▶ Stored data:
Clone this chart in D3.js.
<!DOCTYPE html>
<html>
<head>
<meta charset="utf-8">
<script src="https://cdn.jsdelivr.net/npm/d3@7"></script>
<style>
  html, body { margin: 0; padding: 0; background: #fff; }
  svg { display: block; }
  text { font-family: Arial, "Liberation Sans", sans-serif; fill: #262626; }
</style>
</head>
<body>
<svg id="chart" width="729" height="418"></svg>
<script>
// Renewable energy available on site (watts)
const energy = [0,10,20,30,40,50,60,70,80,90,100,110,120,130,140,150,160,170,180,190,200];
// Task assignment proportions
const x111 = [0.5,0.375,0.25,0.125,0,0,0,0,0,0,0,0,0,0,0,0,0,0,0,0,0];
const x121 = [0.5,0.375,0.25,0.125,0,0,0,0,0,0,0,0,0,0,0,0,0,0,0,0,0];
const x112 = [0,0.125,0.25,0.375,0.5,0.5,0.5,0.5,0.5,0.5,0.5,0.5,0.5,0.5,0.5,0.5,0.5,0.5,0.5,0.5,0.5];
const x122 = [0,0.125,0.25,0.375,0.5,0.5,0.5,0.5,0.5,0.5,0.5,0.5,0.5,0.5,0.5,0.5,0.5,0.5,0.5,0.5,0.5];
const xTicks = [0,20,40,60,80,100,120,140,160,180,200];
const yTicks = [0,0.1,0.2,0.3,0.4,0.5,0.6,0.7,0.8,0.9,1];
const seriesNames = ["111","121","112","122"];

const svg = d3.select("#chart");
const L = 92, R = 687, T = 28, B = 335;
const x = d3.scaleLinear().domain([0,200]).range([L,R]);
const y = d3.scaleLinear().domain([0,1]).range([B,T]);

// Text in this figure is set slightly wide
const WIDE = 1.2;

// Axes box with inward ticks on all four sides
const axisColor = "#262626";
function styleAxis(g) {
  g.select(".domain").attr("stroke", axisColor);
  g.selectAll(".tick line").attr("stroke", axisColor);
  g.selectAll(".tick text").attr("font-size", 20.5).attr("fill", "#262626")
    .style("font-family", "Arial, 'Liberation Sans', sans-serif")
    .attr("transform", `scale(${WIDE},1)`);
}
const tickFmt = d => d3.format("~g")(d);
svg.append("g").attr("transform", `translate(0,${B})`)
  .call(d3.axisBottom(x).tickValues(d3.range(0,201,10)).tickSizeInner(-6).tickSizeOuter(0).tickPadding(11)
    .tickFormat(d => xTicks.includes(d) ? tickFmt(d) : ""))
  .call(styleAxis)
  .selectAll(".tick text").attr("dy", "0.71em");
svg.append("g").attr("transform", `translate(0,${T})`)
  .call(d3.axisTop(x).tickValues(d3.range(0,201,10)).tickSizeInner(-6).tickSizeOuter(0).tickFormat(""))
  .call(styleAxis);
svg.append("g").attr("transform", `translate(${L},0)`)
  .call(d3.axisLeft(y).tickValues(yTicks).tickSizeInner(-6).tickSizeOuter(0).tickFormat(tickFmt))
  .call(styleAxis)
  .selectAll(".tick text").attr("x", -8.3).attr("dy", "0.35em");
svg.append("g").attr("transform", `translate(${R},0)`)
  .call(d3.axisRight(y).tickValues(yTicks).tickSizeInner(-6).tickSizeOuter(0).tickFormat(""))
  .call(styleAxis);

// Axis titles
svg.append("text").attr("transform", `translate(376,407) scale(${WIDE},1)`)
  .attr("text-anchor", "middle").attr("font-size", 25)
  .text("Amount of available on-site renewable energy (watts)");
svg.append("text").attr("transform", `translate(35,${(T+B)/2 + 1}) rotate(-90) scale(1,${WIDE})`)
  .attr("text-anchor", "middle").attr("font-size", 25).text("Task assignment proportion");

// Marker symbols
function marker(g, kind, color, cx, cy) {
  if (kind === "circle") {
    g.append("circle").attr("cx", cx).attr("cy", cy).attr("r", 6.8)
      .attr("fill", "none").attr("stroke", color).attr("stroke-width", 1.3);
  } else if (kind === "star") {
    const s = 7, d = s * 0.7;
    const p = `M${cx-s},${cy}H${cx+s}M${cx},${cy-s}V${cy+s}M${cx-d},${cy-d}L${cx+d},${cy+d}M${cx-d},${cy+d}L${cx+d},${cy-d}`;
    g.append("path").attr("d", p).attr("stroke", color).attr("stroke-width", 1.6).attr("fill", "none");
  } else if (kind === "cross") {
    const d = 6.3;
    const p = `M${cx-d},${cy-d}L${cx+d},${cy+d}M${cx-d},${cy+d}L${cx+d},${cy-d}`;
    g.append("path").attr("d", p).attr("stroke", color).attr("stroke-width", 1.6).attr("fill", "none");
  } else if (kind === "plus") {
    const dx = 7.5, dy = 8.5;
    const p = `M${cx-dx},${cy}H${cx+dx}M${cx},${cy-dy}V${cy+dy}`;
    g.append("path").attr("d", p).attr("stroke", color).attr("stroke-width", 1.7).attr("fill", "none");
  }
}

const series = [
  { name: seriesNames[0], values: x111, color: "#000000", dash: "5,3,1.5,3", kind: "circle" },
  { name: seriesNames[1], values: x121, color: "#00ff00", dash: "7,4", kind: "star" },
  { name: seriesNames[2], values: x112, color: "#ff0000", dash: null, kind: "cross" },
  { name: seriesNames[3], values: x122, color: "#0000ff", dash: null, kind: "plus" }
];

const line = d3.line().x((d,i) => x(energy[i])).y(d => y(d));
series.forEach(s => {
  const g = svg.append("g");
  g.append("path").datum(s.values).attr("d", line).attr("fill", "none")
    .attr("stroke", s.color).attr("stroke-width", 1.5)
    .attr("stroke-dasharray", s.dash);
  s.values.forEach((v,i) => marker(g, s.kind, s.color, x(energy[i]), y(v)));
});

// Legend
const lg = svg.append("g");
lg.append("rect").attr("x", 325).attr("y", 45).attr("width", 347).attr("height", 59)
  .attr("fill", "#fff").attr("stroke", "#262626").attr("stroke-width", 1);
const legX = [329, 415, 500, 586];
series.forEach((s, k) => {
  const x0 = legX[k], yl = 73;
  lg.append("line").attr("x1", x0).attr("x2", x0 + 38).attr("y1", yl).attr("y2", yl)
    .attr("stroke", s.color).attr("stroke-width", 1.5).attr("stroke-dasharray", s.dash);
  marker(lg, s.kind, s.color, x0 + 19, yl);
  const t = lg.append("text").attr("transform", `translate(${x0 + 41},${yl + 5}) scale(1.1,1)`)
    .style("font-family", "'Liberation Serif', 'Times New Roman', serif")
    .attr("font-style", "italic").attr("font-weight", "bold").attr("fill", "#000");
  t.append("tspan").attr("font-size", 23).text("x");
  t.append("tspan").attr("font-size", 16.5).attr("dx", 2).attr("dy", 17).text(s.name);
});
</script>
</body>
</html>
...
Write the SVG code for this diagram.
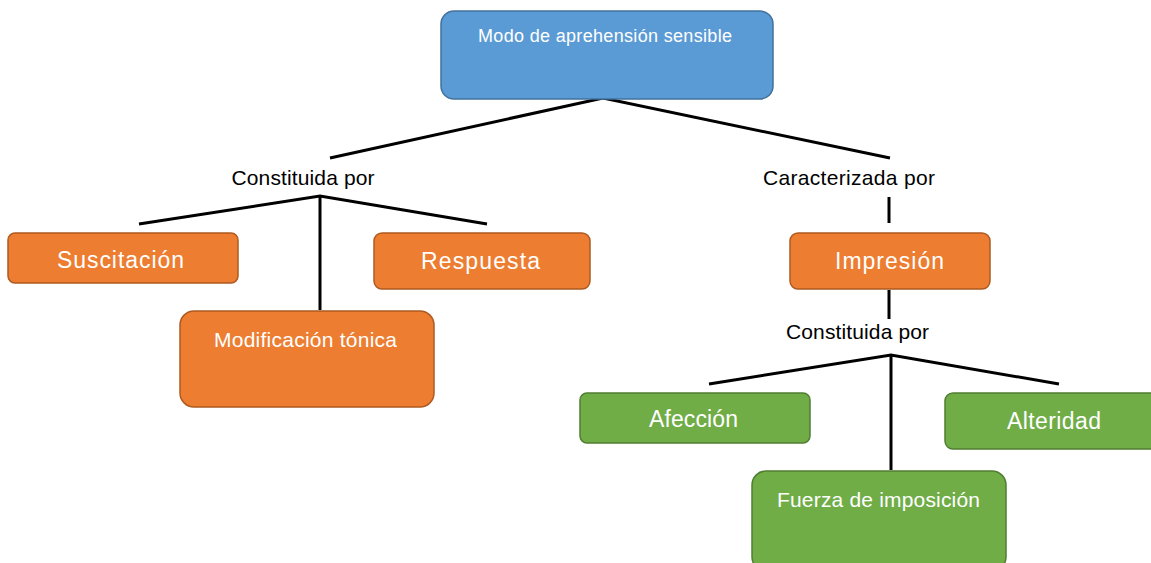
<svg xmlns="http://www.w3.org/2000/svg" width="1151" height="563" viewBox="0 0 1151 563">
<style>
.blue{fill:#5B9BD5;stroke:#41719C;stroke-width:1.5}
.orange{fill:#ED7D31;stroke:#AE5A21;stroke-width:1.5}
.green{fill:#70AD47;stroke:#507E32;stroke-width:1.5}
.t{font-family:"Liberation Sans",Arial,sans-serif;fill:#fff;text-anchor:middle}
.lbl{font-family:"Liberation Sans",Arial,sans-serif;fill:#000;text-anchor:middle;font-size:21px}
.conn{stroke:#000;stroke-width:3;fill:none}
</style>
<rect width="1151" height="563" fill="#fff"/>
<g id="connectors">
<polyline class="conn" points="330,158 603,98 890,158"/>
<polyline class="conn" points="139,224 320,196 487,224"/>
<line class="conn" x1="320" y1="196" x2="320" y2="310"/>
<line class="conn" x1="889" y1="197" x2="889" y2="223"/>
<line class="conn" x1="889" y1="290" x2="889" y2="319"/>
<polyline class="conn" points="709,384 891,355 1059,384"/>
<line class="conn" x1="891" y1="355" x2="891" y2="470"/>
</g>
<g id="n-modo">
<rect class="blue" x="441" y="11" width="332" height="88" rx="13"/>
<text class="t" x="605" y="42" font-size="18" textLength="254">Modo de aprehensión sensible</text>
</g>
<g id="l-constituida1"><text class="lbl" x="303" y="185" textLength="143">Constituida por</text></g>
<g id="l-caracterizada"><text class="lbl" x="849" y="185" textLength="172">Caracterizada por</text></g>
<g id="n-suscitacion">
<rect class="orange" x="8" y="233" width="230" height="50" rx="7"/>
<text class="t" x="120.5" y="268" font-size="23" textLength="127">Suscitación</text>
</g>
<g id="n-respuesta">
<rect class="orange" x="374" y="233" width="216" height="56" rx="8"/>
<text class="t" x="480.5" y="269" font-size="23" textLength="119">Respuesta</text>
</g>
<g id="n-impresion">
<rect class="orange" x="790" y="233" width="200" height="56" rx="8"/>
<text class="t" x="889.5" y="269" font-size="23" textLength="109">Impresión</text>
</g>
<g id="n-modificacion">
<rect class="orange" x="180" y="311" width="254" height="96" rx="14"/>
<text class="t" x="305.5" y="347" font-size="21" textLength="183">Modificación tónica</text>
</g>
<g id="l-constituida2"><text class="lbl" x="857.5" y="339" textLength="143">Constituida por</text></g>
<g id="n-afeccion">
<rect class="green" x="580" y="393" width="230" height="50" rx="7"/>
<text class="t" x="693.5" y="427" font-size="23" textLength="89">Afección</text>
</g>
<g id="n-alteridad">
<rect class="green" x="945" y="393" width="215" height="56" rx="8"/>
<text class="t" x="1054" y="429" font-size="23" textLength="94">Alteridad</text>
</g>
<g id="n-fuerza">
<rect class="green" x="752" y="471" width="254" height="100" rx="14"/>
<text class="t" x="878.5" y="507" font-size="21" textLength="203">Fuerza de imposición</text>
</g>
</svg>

▶ To be done: Extract, word for word, the line containing "Clone this chart in D3.js.", the line containing "const WIDE = 1.2;", and every line between them.

▶ Solved problem:
Clone this chart in D3.js.
<!DOCTYPE html>
<html>
<head>
<meta charset="utf-8">
<script src="https://cdn.jsdelivr.net/npm/d3@7"></script>
<style>
  html, body { margin: 0; padding: 0; background: #fff; }
  svg { display: block; }
  text { font-family: Arial, "Liberation Sans", sans-serif; fill: #262626; }
</style>
</head>
<body>
<svg id="chart" width="729" height="418"></svg>
<script>
// Renewable energy available on site (watts)
const energy = [0,10,20,30,40,50,60,70,80,90,100,110,120,130,140,150,160,170,180,190,200];
// Task assignment proportions
const x111 = [0.5,0.375,0.25,0.125,0,0,0,0,0,0,0,0,0,0,0,0,0,0,0,0,0];
const x121 = [0.5,0.375,0.25,0.125,0,0,0,0,0,0,0,0,0,0,0,0,0,0,0,0,0];
const x112 = [0,0.125,0.25,0.375,0.5,0.5,0.5,0.5,0.5,0.5,0.5,0.5,0.5,0.5,0.5,0.5,0.5,0.5,0.5,0.5,0.5];
const x122 = [0,0.125,0.25,0.375,0.5,0.5,0.5,0.5,0.5,0.5,0.5,0.5,0.5,0.5,0.5,0.5,0.5,0.5,0.5,0.5,0.5];
const xTicks = [0,20,40,60,80,100,120,140,160,180,200];
const yTicks = [0,0.1,0.2,0.3,0.4,0.5,0.6,0.7,0.8,0.9,1];
const seriesNames = ["111","121","112","122"];

const svg = d3.select("#chart");
const L = 92, R = 687, T = 28, B = 335;
const x = d3.scaleLinear().domain([0,200]).range([L,R]);
const y = d3.scaleLinear().domain([0,1]).range([B,T]);

// Text in this figure is set slightly wide
const WIDE = 1.2;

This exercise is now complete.